━━━━━ Raw data ━━━━━

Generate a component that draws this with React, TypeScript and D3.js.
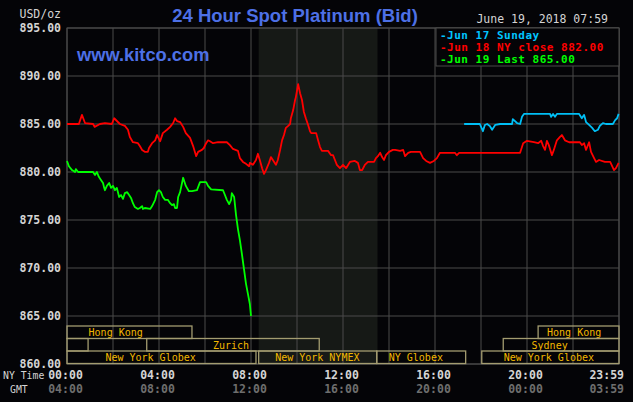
import * as d3 from 'd3';

// price axis + time labels
const priceTicks = [860, 865, 870, 875, 880, 885, 890, 895];
const nyTimeLabels = ['00:00', '04:00', '08:00', '12:00', '16:00', '20:00', '23:59'];
const gmtLabels = ['04:00', '08:00', '12:00', '16:00', '20:00', '00:00', '03:59'];

// Jun 18 NY close (red)
const jun18: [string, number][] = [
  ['00:00', 885.0], ['00:31', 885.0], ['00:39', 885.95], ['00:47', 885.1], ['01:08', 885.0],
  ['01:12', 884.7], ['01:26', 885.0], ['01:39', 885.1], ['01:57', 885.0], ['02:03', 885.6],
  ['02:18', 885.0], ['02:31', 884.8], ['02:39', 884.4], ['02:44', 883.65], ['02:52', 883.1],
  ['03:05', 883.0], ['03:10', 882.7], ['03:16', 882.3], ['03:23', 882.1], ['03:31', 882.1],
  ['03:34', 882.5], ['03:42', 883.0], ['03:50', 883.3], ['03:55', 883.85], ['04:03', 883.2],
  ['04:10', 884.05], ['04:21', 884.4], ['04:29', 884.7], ['04:37', 885.1], ['04:42', 885.6],
  ['04:47', 885.3], ['04:55', 885.2], ['05:03', 884.7], ['05:10', 884.05], ['05:21', 883.55],
  ['05:29', 882.7], ['05:37', 881.65], ['05:42', 882.1], ['05:52', 882.3], ['05:57', 882.5],
  ['06:03', 883.0], ['06:08', 883.3], ['06:13', 883.2], ['06:21', 883.0], ['06:34', 883.1],
  ['06:57', 883.1], ['07:05', 882.8], ['07:13', 882.4], ['07:26', 882.2], ['07:31', 881.45],
  ['07:39', 881.05], ['07:47', 880.85], ['07:55', 880.6], ['07:57', 880.95], ['08:05', 880.75],
  ['08:13', 881.25], ['08:18', 881.9], ['08:23', 881.25], ['08:29', 880.4], ['08:34', 879.8],
  ['08:39', 880.2], ['08:47', 880.95], ['08:52', 881.55], ['08:57', 881.25], ['09:05', 880.75],
  ['09:10', 881.25], ['09:16', 882.3], ['09:21', 883.3], ['09:26', 883.85], ['09:31', 884.6],
  ['09:37', 884.8], ['09:42', 885.0], ['09:44', 885.6], ['09:50', 886.45], ['09:55', 887.5],
  ['09:57', 887.8], ['10:03', 889.15], ['10:08', 888.2], ['10:13', 887.5], ['10:18', 886.25],
  ['10:23', 885.6], ['10:29', 884.9], ['10:34', 884.25], ['10:37', 884.05], ['10:50', 884.05],
  ['10:55', 883.3], ['11:00', 882.6], ['11:05', 882.2], ['11:21', 882.2], ['11:29', 881.75],
  ['11:34', 881.75], ['11:39', 881.25], ['11:44', 880.75], ['11:52', 880.4], ['12:00', 880.75],
  ['12:08', 880.4], ['12:18', 881.05], ['12:31', 881.15], ['12:39', 880.95], ['12:44', 880.2],
  ['12:50', 880.2], ['12:57', 880.75], ['13:05', 881.05], ['13:21', 881.05], ['13:26', 881.45],
  ['13:31', 881.65], ['13:37', 882.0], ['13:42', 881.55], ['13:47', 881.25], ['13:52', 881.75],
  ['14:00', 882.1], ['14:10', 882.3], ['14:16', 882.3], ['14:29', 882.2], ['14:37', 882.3],
  ['14:42', 881.65], ['14:50', 882.0], ['14:57', 882.1], ['15:21', 882.1], ['15:29', 881.45],
  ['15:37', 881.15], ['15:47', 880.95], ['15:57', 881.15], ['16:05', 881.45], ['16:13', 882.0],
  ['16:39', 882.0], ['16:52', 882.0], ['16:57', 881.75], ['17:03', 882.0], ['19:42', 882.0],
  ['19:50', 883.0], ['20:00', 883.25], ['20:18', 883.1], ['20:29', 883.0], ['20:37', 883.25],
  ['20:42', 882.7], ['20:47', 882.3], ['20:52', 883.25], ['20:57', 882.8], ['21:05', 881.75],
  ['21:10', 882.3], ['21:18', 883.3], ['21:26', 883.65], ['21:31', 883.85], ['21:39', 883.3],
  ['21:50', 883.1], ['22:18', 883.1], ['22:23', 882.8], ['22:29', 883.0], ['22:34', 882.3],
  ['22:42', 883.1], ['22:47', 882.1], ['22:55', 881.45], ['23:00', 881.05], ['23:08', 881.25],
  ['23:23', 881.05], ['23:37', 881.05], ['23:47', 880.2], ['23:52', 880.4], ['23:59', 880.95],
];

// Jun 19 last (green)
const jun19: [string, number][] = [
  ['00:00', 881.15], ['00:05', 880.6], ['00:13', 880.2], ['00:21', 880.0], ['00:23', 880.3],
  ['00:29', 880.0], ['01:08', 880.0], ['01:13', 879.7], ['01:18', 880.0], ['01:23', 879.5],
  ['01:29', 879.15], ['01:34', 878.85], ['01:37', 878.35], ['01:39', 878.1], ['01:44', 878.55],
  ['01:50', 878.85], ['01:55', 878.35], ['02:00', 878.55], ['02:05', 878.1], ['02:10', 878.35],
  ['02:16', 877.4], ['02:21', 877.6], ['02:26', 877.2], ['02:31', 877.8], ['02:37', 877.9],
  ['02:42', 877.6], ['02:47', 877.3], ['02:52', 876.75], ['02:57', 876.35], ['03:05', 876.15],
  ['03:10', 876.25], ['03:16', 876.45], ['03:18', 876.15], ['03:23', 876.25], ['03:37', 876.15],
  ['03:42', 876.45], ['03:50', 877.1], ['03:55', 877.9], ['04:00', 878.1], ['04:05', 877.9],
  ['04:10', 877.4], ['04:16', 877.1], ['04:23', 877.1], ['04:29', 876.75], ['04:34', 876.55],
  ['04:39', 876.65], ['04:42', 876.25], ['04:47', 876.25], ['04:50', 877.4], ['04:55', 877.9],
  ['05:03', 879.4], ['05:10', 878.55], ['05:18', 878.0], ['05:26', 878.0], ['05:39', 878.1],
  ['05:47', 878.95], ['06:03', 878.95], ['06:08', 878.55], ['06:16', 878.2], ['06:47', 878.1],
  ['06:52', 877.6], ['06:57', 877.1], ['07:03', 876.65], ['07:08', 877.1], ['07:10', 877.8],
  ['07:16', 877.4], ['07:21', 875.5], ['07:26', 874.05], ['07:31', 872.9], ['07:37', 871.25],
  ['07:42', 869.8], ['07:47', 868.35], ['07:52', 867.3], ['07:57', 866.25], ['08:00', 865.0],
];

// Jun 17 Sunday (cyan)
const jun17: [string, number][] = [
  ['17:16', 885.0], ['17:57', 885.0], ['18:05', 884.25], ['18:10', 884.9], ['18:16', 885.0],
  ['18:23', 884.8], ['18:29', 884.4], ['18:37', 884.9], ['18:50', 885.0], ['19:21', 885.0],
  ['19:23', 885.5], ['19:34', 885.1], ['19:42', 885.0], ['19:47', 885.75], ['19:52', 886.05],
  ['21:00', 886.05], ['21:03', 885.75], ['21:08', 886.05], ['21:13', 885.75], ['21:18', 886.05],
  ['22:16', 886.05], ['22:23', 885.6], ['22:29', 885.95], ['22:34', 885.2], ['22:42', 884.9],
  ['22:50', 884.6], ['22:57', 884.25], ['23:05', 884.4], ['23:10', 884.8], ['23:18', 885.1],
  ['23:26', 885.0], ['23:44', 885.0], ['23:50', 885.4], ['23:55', 885.6], ['23:59', 886.05],
];

const series = [
  { name: 'Jun 17', data: jun17, color: '#00bff5' },
  { name: 'Jun 18', data: jun18, color: '#ff0000' },
  { name: 'Jun 19', data: jun19, color: '#00ff00' },
];

const legendItems = [
  { text: '-Jun 17 Sunday', color: '#00c4ff' },
  { text: '-Jun 18 NY close 882.00', color: '#ff0000' },
  { text: '-Jun 19 Last 865.00', color: '#00ff00' },
];

// market session bars (row 0 top .. row 2 bottom)
const sessions = [
  { row: 0, start: '00:00', end: '05:26', label: 'Hong Kong', labelAt: '02:07' },
  { row: 0, start: '20:29', end: '24:00', label: 'Hong Kong', labelAt: '22:03' },
  { row: 1, start: '00:00', end: '00:55', label: '', labelAt: '00:00' },
  { row: 1, start: '03:28', end: '10:58', label: 'Zurich', labelAt: '07:08' },
  { row: 1, start: '18:58', end: '24:00', label: 'Sydney', labelAt: '20:59' },
  { row: 2, start: '00:00', end: '08:13', label: 'New York Globex', labelAt: '03:38' },
  { row: 2, start: '08:20', end: '13:28', label: 'New York NYMEX', labelAt: '10:53' },
  { row: 2, start: '13:28', end: '17:20', label: 'NY Globex', labelAt: '15:10' },
  { row: 2, start: '18:02', end: '24:00', label: 'New York Globex', labelAt: '20:57' },
];

const nymexHours = ['08:20', '13:30'];

const width = 633;
const height = 402;
const margin = { top: 28, right: 14, bottom: 38, left: 67 };
const mono = '"DejaVu Sans Mono", monospace';

const parseTime = d3.timeParse('%H:%M');
const dayStart = parseTime('00:00') as Date;
const t = (s: string) => (s === '24:00' ? d3.timeDay.offset(dayStart, 1) : (parseTime(s) as Date));

export default function App() {
  const x = d3.scaleTime()
    .domain([dayStart, d3.timeDay.offset(dayStart, 1)])
    .range([margin.left, width - margin.right]);
  const y = d3.scaleLinear()
    .domain([860, 895])
    .range([height - margin.bottom, margin.top]);

  const line = d3.line<[string, number]>()
    .x(d => x(t(d[0])))
    .y(d => y(d[1]));

  const hourTicks = x.ticks(d3.timeHour.every(2) as d3.TimeInterval);
  const labelTicks = x.ticks(d3.timeHour.every(4) as d3.TimeInterval);
  const labelX = nyTimeLabels.map((_, i) => i < labelTicks.length - 1 ? x(labelTicks[i]) : x(t('24:00')));

  const rowH = 12.5;
  const rowTop = (r: number) => y(865) + 10 + r * rowH;
  const x0 = x.range()[0];
  const x1 = x.range()[1];

  return (
    <svg width={width} height={height} style={{ position: 'absolute', left: 0, top: 0, display: 'block' }}>
      <rect x={0} y={0} width={width} height={height} fill="#040407" />
      {/* NYMEX pit hours */}
      <rect x={x(t(nymexHours[0]))} y={y(895)} width={x(t(nymexHours[1])) - x(t(nymexHours[0]))}
        height={y(860) - y(895)} fill="#161916" />
      {/* grid */}
      {priceTicks.map(p => (
        <line key={p} x1={x0} x2={x1} y1={y(p)} y2={y(p)} stroke="#4a4a4a" strokeWidth={1} />
      ))}
      {hourTicks.map(h => (
        <line key={+h} x1={x(h)} x2={x(h)} y1={y(895)} y2={y(860)} stroke="#4a4a4a" strokeWidth={1} />
      ))}
      <rect x={x0} y={y(895)} width={x1 - x0} height={y(860) - y(895)} fill="none" stroke="#4a4a4a" />

      {/* legend box */}
      <rect x={436} y={y(895)} width={x1 - 436} height={38} fill="#040407" stroke="#4a4a4a" />
      {legendItems.map((d, i) => (
        <text key={d.text} x={440} y={38.5 + i * 12} fill={d.color} fontFamily={mono} fontSize={11}
          fontWeight="bold" letterSpacing={0.5}>{d.text}</text>
      ))}

      {/* sessions */}
      {sessions.map((s, i) => (
        <g key={i}>
          <rect x={x(t(s.start))} y={rowTop(s.row)} width={x(t(s.end)) - x(t(s.start))} height={rowH}
            fill="none" stroke="#a39c70" strokeWidth={1.3} />
          <text x={x(t(s.labelAt))} y={rowTop(s.row) + 10} fill="#f2b800" fontFamily={mono} fontSize={10}
            textAnchor="middle">{s.label}</text>
        </g>
      ))}

      {/* price lines */}
      {series.map(s => (
        <path key={s.name} d={line(s.data) ?? ''} fill="none" stroke={s.color} strokeWidth={1.8}
          strokeLinejoin="round" />
      ))}

      {/* y axis labels */}
      <text x={61} y={18} fill="#d4d4d4" fontFamily={mono} fontSize={11.5} textAnchor="end">USD/oz</text>
      {priceTicks.map(p => (
        <text key={p} x={61} y={y(p) + 3.5} fill="#d4d4d4" fontFamily={mono} fontSize={11.5} fontWeight="bold"
          textAnchor="end">{p.toFixed(2)}</text>
      ))}

      {/* x axis labels */}
      <text x={3} y={379} fill="#d4d4d4" fontFamily={mono} fontSize={9.8}>NY Time</text>
      <text x={10} y={393} fill="#d4d4d4" fontFamily={mono} fontSize={9.8}>GMT</text>
      {nyTimeLabels.map((lab, i) => {
        const last = i === nyTimeLabels.length - 1;
        return (
          <g key={lab + i}>
            <text x={last ? labelX[i] + 5 : labelX[i] - 1.5} y={379} fill="#d4d4d4" fontFamily={mono} fontSize={11.5}
              fontWeight="bold" textAnchor={last ? 'end' : 'middle'}>{lab}</text>
            <text x={last ? labelX[i] + 5 : labelX[i] - 1.5} y={393} fill="#6e6e6e" fontFamily={mono} fontSize={11.5}
              fontWeight="bold" textAnchor={last ? 'end' : 'middle'}>{gmtLabels[i]}</text>
          </g>
        );
      })}

      {/* titles */}
      <text x={295} y={22} fill="#4d70e6" fontFamily="'Liberation Sans', Arial, sans-serif" fontSize={18.5}
        fontWeight="bold" textAnchor="middle">24 Hour Spot Platinum (Bid)</text>
      <text x={77} y={61} fill="#4d70e6" fontFamily="'Liberation Sans', Arial, sans-serif" fontSize={18.3}
        fontWeight="bold">www.kitco.com</text>
      <text x={608} y={23} fill="#d4d4d4" fontFamily={mono} fontSize={11.5} textAnchor="end">June 19, 2018 07:59</text>
    </svg>
  );
}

━━━━━

Description of the task:
Write out nothing but the lines from the start of the data through the line with "['04:00', '08:00', '12:00', '16:00', '20:00', '00:00', '03:59'];". Leave out the pictures.

Output for this exercise:
Generate a component that draws this with React, TypeScript and D3.js.
import * as d3 from 'd3';

// price axis + time labels
const priceTicks = [860, 865, 870, 875, 880, 885, 890, 895];
const nyTimeLabels = ['00:00', '04:00', '08:00', '12:00', '16:00', '20:00', '23:59'];
const gmtLabels = ['04:00', '08:00', '12:00', '16:00', '20:00', '00:00', '03:59'];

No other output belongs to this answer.